▶ _Records shown_:
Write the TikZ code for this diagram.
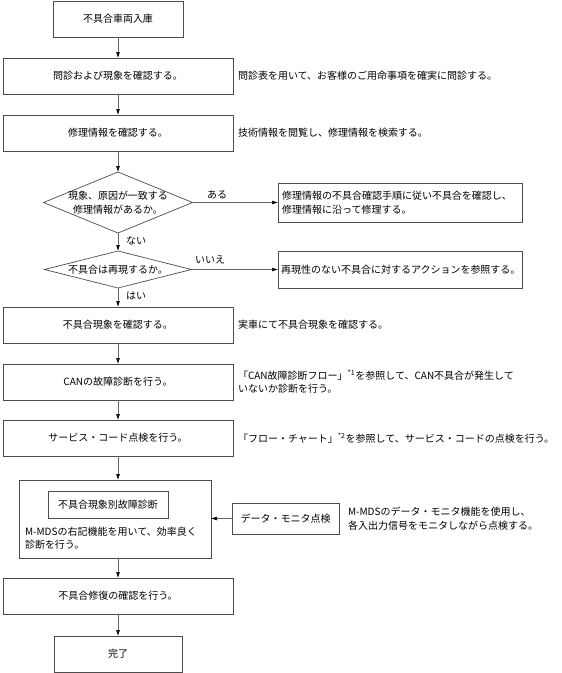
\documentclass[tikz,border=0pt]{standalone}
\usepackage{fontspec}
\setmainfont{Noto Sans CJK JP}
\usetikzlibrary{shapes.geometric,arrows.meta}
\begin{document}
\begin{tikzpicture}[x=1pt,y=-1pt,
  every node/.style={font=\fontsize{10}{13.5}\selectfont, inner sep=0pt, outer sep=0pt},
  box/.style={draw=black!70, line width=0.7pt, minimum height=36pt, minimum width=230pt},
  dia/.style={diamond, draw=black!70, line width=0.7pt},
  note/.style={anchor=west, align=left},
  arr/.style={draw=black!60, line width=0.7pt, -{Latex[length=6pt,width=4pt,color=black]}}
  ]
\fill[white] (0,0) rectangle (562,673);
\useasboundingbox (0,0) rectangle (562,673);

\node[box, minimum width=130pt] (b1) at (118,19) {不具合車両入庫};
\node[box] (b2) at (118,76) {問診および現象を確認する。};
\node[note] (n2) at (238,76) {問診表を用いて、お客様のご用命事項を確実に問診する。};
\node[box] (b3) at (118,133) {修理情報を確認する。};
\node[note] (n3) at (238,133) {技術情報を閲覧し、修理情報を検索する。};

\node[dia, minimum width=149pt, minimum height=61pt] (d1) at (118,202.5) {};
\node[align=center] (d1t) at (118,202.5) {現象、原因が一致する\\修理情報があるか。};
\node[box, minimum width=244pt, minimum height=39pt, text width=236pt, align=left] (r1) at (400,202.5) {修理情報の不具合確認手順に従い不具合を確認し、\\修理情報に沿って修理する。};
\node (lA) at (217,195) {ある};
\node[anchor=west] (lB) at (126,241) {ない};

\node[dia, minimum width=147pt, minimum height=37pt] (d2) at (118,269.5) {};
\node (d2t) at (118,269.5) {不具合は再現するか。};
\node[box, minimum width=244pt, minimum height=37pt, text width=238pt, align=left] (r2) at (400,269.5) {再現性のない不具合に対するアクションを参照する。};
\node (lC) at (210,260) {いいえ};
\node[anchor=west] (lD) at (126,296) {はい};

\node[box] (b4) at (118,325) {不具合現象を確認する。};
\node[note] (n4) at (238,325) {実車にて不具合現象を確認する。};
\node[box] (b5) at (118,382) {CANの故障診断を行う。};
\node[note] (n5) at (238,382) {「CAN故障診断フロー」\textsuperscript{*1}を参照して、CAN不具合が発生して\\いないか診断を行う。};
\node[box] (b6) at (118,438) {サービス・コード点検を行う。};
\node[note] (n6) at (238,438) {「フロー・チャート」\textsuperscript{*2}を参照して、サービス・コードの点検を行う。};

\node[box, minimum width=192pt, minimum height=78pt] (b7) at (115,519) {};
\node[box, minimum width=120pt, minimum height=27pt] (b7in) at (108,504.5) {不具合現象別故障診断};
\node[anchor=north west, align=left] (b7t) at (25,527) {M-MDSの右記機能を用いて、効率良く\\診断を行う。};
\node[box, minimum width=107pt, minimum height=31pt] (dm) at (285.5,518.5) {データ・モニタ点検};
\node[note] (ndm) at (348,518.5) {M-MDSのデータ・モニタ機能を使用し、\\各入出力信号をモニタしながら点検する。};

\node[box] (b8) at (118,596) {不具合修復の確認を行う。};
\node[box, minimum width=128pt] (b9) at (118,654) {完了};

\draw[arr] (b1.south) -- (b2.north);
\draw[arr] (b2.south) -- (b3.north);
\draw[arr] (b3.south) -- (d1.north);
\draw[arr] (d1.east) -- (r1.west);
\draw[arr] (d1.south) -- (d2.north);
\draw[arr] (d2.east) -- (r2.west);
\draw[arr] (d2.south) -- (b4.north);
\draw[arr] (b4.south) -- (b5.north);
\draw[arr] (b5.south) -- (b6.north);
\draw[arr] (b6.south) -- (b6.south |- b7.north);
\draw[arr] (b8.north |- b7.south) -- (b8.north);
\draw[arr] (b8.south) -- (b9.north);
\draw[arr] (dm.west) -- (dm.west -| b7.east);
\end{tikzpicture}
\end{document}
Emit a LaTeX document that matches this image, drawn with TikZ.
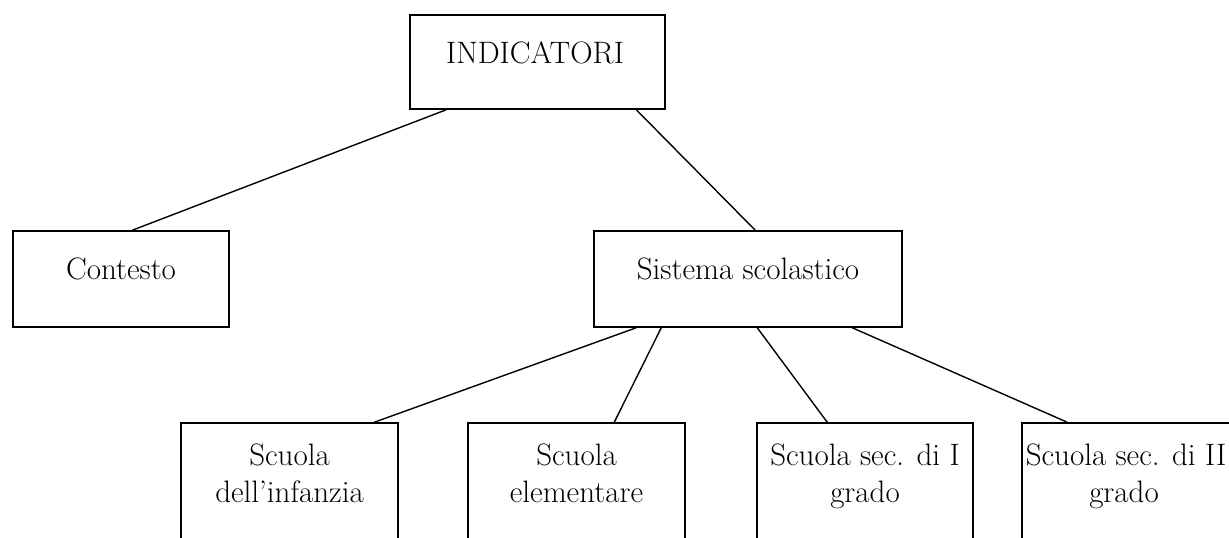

▶ _Given task_:
Omit every picture, and please return the entries exactly from the first line through the line with "(n3) at (238,133)", both included.

▶ _Task response_:
Write the TikZ code for this diagram.
\documentclass[tikz,border=0pt]{standalone}
\usepackage{fontspec}
\setmainfont{Noto Sans CJK JP}
\usetikzlibrary{shapes.geometric,arrows.meta}
\begin{document}
\begin{tikzpicture}[x=1pt,y=-1pt,
  every node/.style={font=\fontsize{10}{13.5}\selectfont, inner sep=0pt, outer sep=0pt},
  box/.style={draw=black!70, line width=0.7pt, minimum height=36pt, minimum width=230pt},
  dia/.style={diamond, draw=black!70, line width=0.7pt},
  note/.style={anchor=west, align=left},
  arr/.style={draw=black!60, line width=0.7pt, -{Latex[length=6pt,width=4pt,color=black]}}
  ]
\fill[white] (0,0) rectangle (562,673);
\useasboundingbox (0,0) rectangle (562,673);

\node[box, minimum width=130pt] (b1) at (118,19) {不具合車両入庫};
\node[box] (b2) at (118,76) {問診および現象を確認する。};
\node[note] (n2) at (238,76) {問診表を用いて、お客様のご用命事項を確実に問診する。};
\node[box] (b3) at (118,133) {修理情報を確認する。};
\node[note] (n3) at (238,133) {技術情報を閲覧し、修理情報を検索する。};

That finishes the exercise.